The ERC Consolidator Grants are awarded to researchers of any nationality, working in EU member states or associated countries of the Horizon 2020 scheme, with 7 to 12 years of experience since completion of their PhD, a scientific track record showing great promise and an excellent research proposal. The goal is to help already successful researchers to consolidate their independence by growing their research team.

Scaramuzza’s project will tackle the problem of how to make drones fly autonomously and robustly. In particular, the goal is to make autonomous drones fly better than human pilots by using only onboard cameras and computation. Current commercial drones are completely blind: they navigate using GPS or a human pilot, which prevents their use for search-and-rescue operations in complex environments. “This is a scenario that is very close to me personally since I come from the center of Italy, which has been heavily affected by earthquakes over the past centuries” Scaramuzza explains.
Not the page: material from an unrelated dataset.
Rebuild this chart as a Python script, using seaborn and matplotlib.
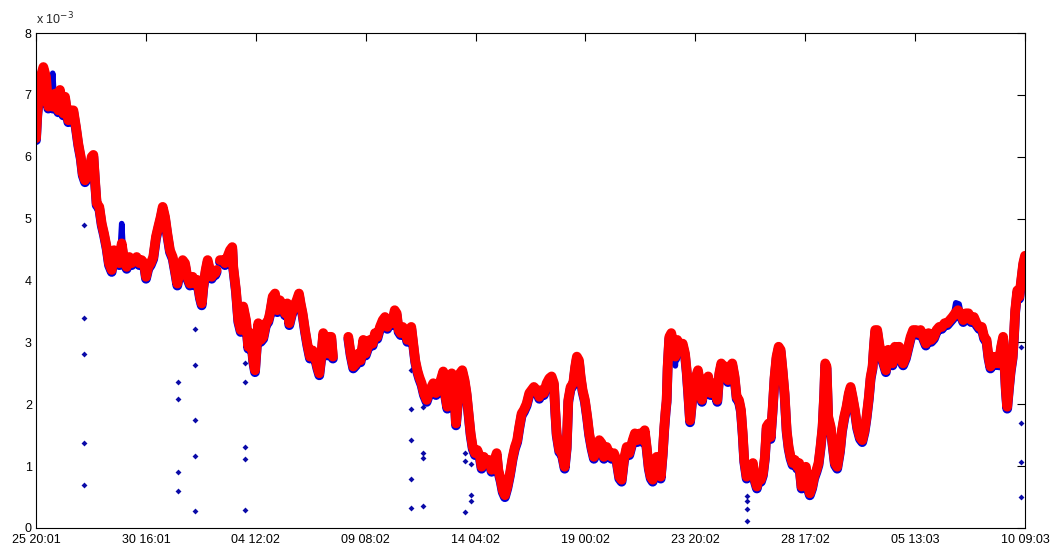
import matplotlib
matplotlib.use("Agg")
import numpy as np
import pandas as pd
import matplotlib.pyplot as plt
import matplotlib.transforms as mtransforms
import seaborn as sns

# x in tick intervals (0 = "25 20:01", 9 = "10 09:03"), y in units of 1e-3
# NaN marks a gap in the record
trace_x = [
    0.0, 0.012, 0.043, 0.067, 0.091, 0.112, 0.127, 0.152, 0.173, 0.203, 0.218, 0.249, 0.264, 0.294,
    0.316, 0.34, 0.364, 0.385, 0.407, 0.425, 0.446, 0.467, 0.485, 0.507, 0.522, 0.537, 0.552, 0.576,
    0.598, 0.619, 0.643, 0.664, 0.689, 0.71, 0.734, 0.758, 0.78, 0.801, 0.825, 0.849, 0.871, 0.892,
    0.916, 0.94, 0.962, 0.983, 1.001, 1.022, 1.044, 1.067, 1.092, 1.113, 1.135, 1.153, 1.174, 1.195,
    1.219, 1.244, 1.265, 1.286, 1.31, 1.335, 1.356, 1.377, 1.401, 1.426, 1.447, 1.468, 1.492, 1.508,
    1.522, 1.544, 1.562, 1.583, 1.599, 1.614, 1.632, 1.644, np.nan,
    1.674, 1.699, 1.72, 1.741, 1.765, 1.786, 1.795, 1.82, 1.841, 1.863, 1.886, 1.911, 1.932, 1.954,
    1.977, 1.993, 2.008, 2.023, 2.045, 2.068, 2.093, 2.114, 2.129, 2.154, 2.175, 2.196, 2.22, 2.245,
    2.266, 2.287, 2.305, 2.327, 2.348, 2.372, 2.393, 2.408, 2.426, 2.448, 2.469, 2.493, 2.518, 2.539,
    2.56, 2.578, 2.596, 2.614, 2.633, 2.651, 2.669, 2.687, 2.702, np.nan,
    2.842, 2.863, 2.887, 2.912, 2.933, 2.954, 2.978, 3.0, 3.021, 3.039, 3.064, 3.085, 3.106, 3.13,
    3.155, 3.176, 3.197, 3.221, 3.242, 3.264, 3.282, 3.3, 3.318, 3.337, 3.358, 3.379, 3.397, 3.415,
    3.433, 3.451, 3.47, 3.488, 3.509, 3.53, 3.555, 3.585, 3.615, 3.64, 3.661, 3.683, 3.706, 3.722,
    3.743, 3.761, 3.783, 3.803, 3.822, 3.84, 3.858, 3.879, 3.9, 3.918, 3.937, 3.955, 3.974, 3.995,
    4.016, 4.04, 4.055, 4.076, 4.101, 4.125, 4.146, 4.167, 4.192, 4.207, 4.229, 4.247, 4.267, 4.289,
    4.313, 4.338, 4.358, 4.379, 4.398, 4.419, 4.44, 4.465, 4.489, 4.51, 4.531, 4.556, 4.58, 4.601,
    4.622, 4.647, 4.671, 4.692, 4.713, 4.725, 4.738, 4.762, 4.786, 4.811, 4.829, 4.844, 4.865, 4.889,
    4.907, 4.922, 4.941, 4.956, 4.974, 4.995, 5.016, 5.034, 5.056, 5.077, 5.102, 5.126, 5.147, 5.168,
    5.193, 5.217, 5.238, 5.259, 5.284, 5.308, 5.329, 5.35, 5.375, 5.399, 5.43, 5.45, 5.472, 5.497,
    5.521, 5.539, 5.557, 5.576, 5.594, 5.612, 5.63, 5.648, 5.667, 5.685, 5.703, 5.718, 5.73, 5.739,
    5.748, 5.763, 5.781, 5.8, 5.818, 5.836, 5.861, 5.885, 5.906, 5.921, 5.936, 5.952, 5.97, 5.988,
    6.006, 6.024, 6.042, 6.06, 6.079, 6.097, 6.117, 6.139, 6.157, 6.178, 6.2, 6.218, 6.236, 6.254,
    6.276, 6.297, 6.315, 6.336, 6.357, 6.376, 6.397, 6.415, 6.431, 6.445, 6.467, 6.488, 6.506, 6.524,
    6.542, 6.56, 6.579, 6.597, 6.615, 6.633, 6.649, 6.667, 6.685, 6.703, 6.721, 6.739, 6.758, 6.776,
    6.794, 6.812, 6.831, 6.849, 6.867, 6.885, 6.906, 6.927, 6.945, 6.967, 6.988, 7.006, 7.024, 7.042,
    7.063, 7.081, 7.103, 7.121, 7.139, 7.158, 7.173, 7.182, 7.194, 7.209, 7.231, 7.249, 7.27, 7.291,
    7.316, 7.334, 7.355, 7.376, 7.397, 7.413, 7.431, 7.452, 7.473, 7.498, 7.519, 7.54, 7.558, 7.579,
    7.595, 7.613, 7.625, 7.637, 7.655, 7.673, 7.695, 7.716, 7.734, 7.755, 7.776, 7.794, 7.816, 7.837,
    7.855, 7.873, 7.891, 7.916, 7.937, 7.959, 7.982, 8.007, 8.028, 8.05, 8.073, 8.098, 8.122, 8.146,
    8.171, 8.195, 8.219, 8.243, 8.268, 8.292, 8.316, 8.34, 8.364, 8.389, 8.414, 8.438, 8.462, 8.486,
    8.51, 8.535, 8.559, 8.583, 8.607, 8.628, 8.65, 8.668, 8.686, 8.704, 8.723, 8.741, 8.762, 8.783,
    8.801, 8.814, 8.826, 8.838, 8.854, 8.869, 8.887, 8.899, 8.911, 8.93, 8.948, 8.966, 8.984, 9.0,
]
trace_y = [
    6.30, 6.70, 7.29, 7.45, 7.29, 6.81, 6.97, 6.81, 7.02, 6.75, 7.08, 6.70, 6.97, 6.59,
    6.75, 6.75, 6.48, 6.21, 6.00, 5.73, 5.62, 5.68, 5.78, 6.00, 6.03, 5.62, 5.25, 5.19,
    4.92, 4.76, 4.54, 4.28, 4.17, 4.49, 4.33, 4.28, 4.60, 4.33, 4.22, 4.38, 4.28, 4.33,
    4.38, 4.28, 4.33, 4.28, 4.06, 4.22, 4.28, 4.38, 4.71, 4.87, 5.03, 5.19, 5.03, 4.76,
    4.49, 4.38, 4.17, 3.95, 4.17, 4.33, 4.28, 4.06, 3.95, 4.06, 3.95, 4.01, 3.74, 3.63,
    3.90, 4.17, 4.33, 4.17, 4.06, 4.12, 4.12, 4.17, np.nan,
    4.33, 4.33, 4.28, 4.38, 4.49, 4.54, 4.22, 3.84, 3.36, 3.20, 3.58, 3.36, 2.93, 3.15,
    2.71, 2.55, 2.93, 3.31, 3.04, 3.09, 3.31, 3.36, 3.47, 3.74, 3.79, 3.52, 3.68, 3.58,
    3.47, 3.63, 3.31, 3.47, 3.58, 3.68, 3.79, 3.63, 3.47, 3.20, 2.98, 2.77, 2.87, 2.77,
    2.61, 2.50, 2.77, 3.15, 3.04, 2.82, 3.09, 3.09, 2.77, np.nan,
    3.09, 2.82, 2.61, 2.66, 2.82, 2.71, 3.04, 2.82, 2.93, 3.04, 2.98, 3.15, 3.09, 3.25,
    3.36, 3.41, 3.25, 3.36, 3.31, 3.52, 3.47, 3.20, 3.15, 3.25, 3.20, 3.04, 3.15, 3.25,
    2.98, 2.71, 2.55, 2.44, 2.34, 2.18, 2.07, 2.23, 2.34, 2.18, 2.23, 2.39, 2.53, 2.18,
    1.96, 2.28, 2.50, 2.34, 1.69, 2.07, 2.50, 2.55, 2.39, 2.18, 1.85, 1.53, 1.31, 1.21,
    1.26, 1.15, 0.99, 1.15, 1.05, 1.10, 0.94, 1.05, 1.21, 0.94, 0.78, 0.61, 0.53, 0.67,
    0.88, 1.15, 1.31, 1.42, 1.64, 1.85, 1.91, 2.01, 2.18, 2.23, 2.28, 2.23, 2.12, 2.23,
    2.18, 2.34, 2.42, 2.45, 2.34, 1.91, 1.53, 1.26, 1.21, 0.99, 1.31, 2.07, 2.28, 2.34,
    2.61, 2.77, 2.71, 2.45, 2.23, 2.07, 1.80, 1.53, 1.31, 1.15, 1.26, 1.42, 1.37, 1.15,
    1.31, 1.21, 1.15, 1.21, 1.10, 0.83, 0.78, 1.10, 1.31, 1.21, 1.42, 1.53, 1.42, 1.53,
    1.42, 1.58, 1.31, 0.99, 0.83, 0.78, 0.99, 1.15, 0.99, 0.83, 1.21, 1.64, 1.91, 2.07,
    2.61, 3.09, 3.15, 2.98, 2.77, 3.04, 2.93, 2.98, 2.82, 2.55, 2.18, 1.74, 2.07, 2.34,
    2.45, 2.55, 2.34, 2.07, 2.28, 2.39, 2.45, 2.18, 2.34, 2.23, 2.07, 2.50, 2.66, 2.45,
    2.61, 2.39, 2.61, 2.66, 2.45, 2.12, 2.07, 1.91, 1.53, 1.10, 0.83, 0.88, 0.99, 1.05,
    0.78, 0.67, 0.83, 0.78, 0.88, 1.15, 1.64, 1.69, 1.47, 1.91, 2.44, 2.77, 2.93, 2.88,
    2.55, 2.18, 1.58, 1.31, 1.15, 1.05, 1.10, 0.99, 1.05, 0.67, 0.88, 0.99, 0.67, 0.56,
    0.67, 0.83, 0.94, 1.05, 1.31, 1.64, 2.18, 2.66, 2.61, 1.80, 1.64, 1.37, 1.05, 0.99,
    1.26, 1.58, 1.80, 1.96, 2.18, 2.28, 2.12, 1.91, 1.64, 1.47, 1.42, 1.58, 1.80, 2.12,
    2.44, 2.61, 2.93, 3.20, 3.20, 2.98, 2.77, 2.66, 2.55, 2.88, 2.77, 2.66, 2.93, 2.82,
    2.93, 2.72, 2.66, 2.77, 2.93, 3.09, 3.20, 3.20, 3.15, 3.20, 3.09, 2.98, 3.15, 3.04,
    3.09, 3.20, 3.25, 3.25, 3.31, 3.31, 3.36, 3.41, 3.47, 3.52, 3.47, 3.36, 3.47, 3.47,
    3.36, 3.41, 3.31, 3.25, 3.25, 3.09, 3.04, 2.77, 2.61, 2.77, 2.66, 2.77, 2.66, 2.93,
    3.09, 2.66, 2.23, 1.96, 2.28, 2.55, 2.77, 3.09, 3.52, 3.84, 3.74, 4.01, 4.28, 4.40,
]

# places where the blue record sticks out of the red one
blue_bump_x = [0.138, 0.152, 0.166, np.nan, 0.765, 0.78, 0.795, np.nan,
               5.808, 5.818, 5.828, np.nan, 8.35, 8.37, 8.40, 8.42]
blue_bump_y = [6.95, 7.35, 6.95, np.nan, 4.45, 4.92, 4.45, np.nan,
               2.90, 2.62, 2.90, np.nan, 3.45, 3.64, 3.62, 3.45]

# isolated blue samples below the trace
outlier_x = [0.44, 0.44, 0.44, 0.44, 0.44,
             1.295, 1.295, 1.295, 1.295,
             1.447, 1.447, 1.447, 1.447, 1.447,
             1.902, 1.902, 1.902, 1.902, 1.902,
             3.412, 3.412, 3.412, 3.412, 3.412,
             3.524, 3.524, 3.524, 3.524,
             3.906, 3.906, 3.955, 3.955, 3.955, 3.906,
             6.467, 6.467, 6.467, 6.467,
             8.96, 8.96, 8.96, 8.96]
outlier_y = [4.89, 3.40, 2.81, 1.37, 0.69,
             2.36, 2.08, 0.90, 0.59,
             3.21, 2.64, 1.74, 1.17, 0.28,
             2.67, 2.36, 1.31, 1.11, 0.29,
             2.55, 1.92, 1.43, 0.79, 0.33,
             1.95, 1.21, 1.13, 0.36,
             1.22, 1.09, 1.03, 0.53, 0.44, 0.26,
             0.52, 0.44, 0.31, 0.12,
             2.92, 1.70, 1.06, 0.50]

x_tick_labels = ["25 20:01", "30 16:01", "04 12:02", "09 08:02", "14 04:02",
                 "19 00:02", "23 20:02", "28 17:02", "05 13:03", "10 09:03"]
y_ticks = [0, 1, 2, 3, 4, 5, 6, 7, 8]


def to_segments(xs, ys):
    df = pd.DataFrame({"x": xs, "y": ys})
    df["seg"] = df["x"].isna().cumsum()
    return df.dropna().reset_index(drop=True)


sns.set_theme(style="white")
plt.rcParams["font.family"] = ["Liberation Sans", "DejaVu Sans"]
plt.rcParams.update({
    "xtick.direction": "in", "ytick.direction": "in",
    "xtick.top": True, "ytick.right": True,
    "xtick.major.size": 6, "ytick.major.size": 6,
    "xtick.major.width": 0.8, "ytick.major.width": 0.8,
    "xtick.color": "black", "ytick.color": "black",
})

fig = plt.figure(figsize=(10.6, 5.5), dpi=100)
ax = fig.add_axes([36 / 1060, 1 - 528 / 550, 989 / 1060, 495 / 550])

trace = to_segments(trace_x, trace_y)
bumps = to_segments(blue_bump_x, blue_bump_y)
outliers = pd.DataFrame({"x": outlier_x, "y": outlier_y})

blue = "#0000d8"
shift = mtransforms.offset_copy(ax.transData, fig=fig, x=0, y=-2, units="dots")

# blue record (under the red one)
sns.lineplot(data=trace, x="x", y="y", units="seg", estimator=None, sort=False,
             color=blue, lw=7, transform=shift, ax=ax)
sns.lineplot(data=bumps, x="x", y="y", units="seg", estimator=None, sort=False,
             color=blue, lw=4, ax=ax)
sns.scatterplot(data=outliers, x="x", y="y", marker="D", s=9, color="#0a0aa8",
                linewidth=0, ax=ax)
# red record on top
sns.lineplot(data=trace, x="x", y="y", units="seg", estimator=None, sort=False,
             color="#ff0000", lw=7, ax=ax)

ax.set_xlim(0, 9)
ax.set_ylim(0, 8)
ax.set_xticks(range(len(x_tick_labels)))
ax.set_xticklabels(x_tick_labels, fontsize=9)
ax.set_yticks(y_ticks)
ax.set_yticklabels([str(v) for v in y_ticks], fontsize=9)
ax.tick_params(axis="x", pad=4)
ax.tick_params(axis="y", pad=3)
ax.set_xlabel("")
ax.set_ylabel("")
for s in ax.spines.values():
    s.set_color("black")
    s.set_linewidth(0.8)
ax.text(0.0, 1.012, r"x 10$^{-3}$", transform=ax.transAxes, fontsize=9,
        ha="left", va="bottom")

fig.savefig("out.png", dpi=100, facecolor="white")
“If you look at the performance of today’s autonomous drones in such scenarios, they are still far from human pilot performance in terms of speed, versatility, and robustness”. Speed is particularly important: since battery life is unlikely to improve over the next years, we need to make drones faster so that they can accomplish more in a given time. But to do so, we need to use faster sensors and algorithms. Scaramuzza’s proposal is to use event cameras, a novel high-speed sensor with much lower latency (the delay between the moment when an image is captured and the moment when it is actually displayed) and higher dynamic range than standard cameras; however, these cameras function very differently than conventional cameras, so that new algorithms must be developed for them.

The ERC grant will allow Scaramuzza’s group to continue and expand work on such algorithms and on other aspects of vision-based autonomous flight for drones – a line of research that has also a key role in NCCR Robotics’ search-and-rescue research programme.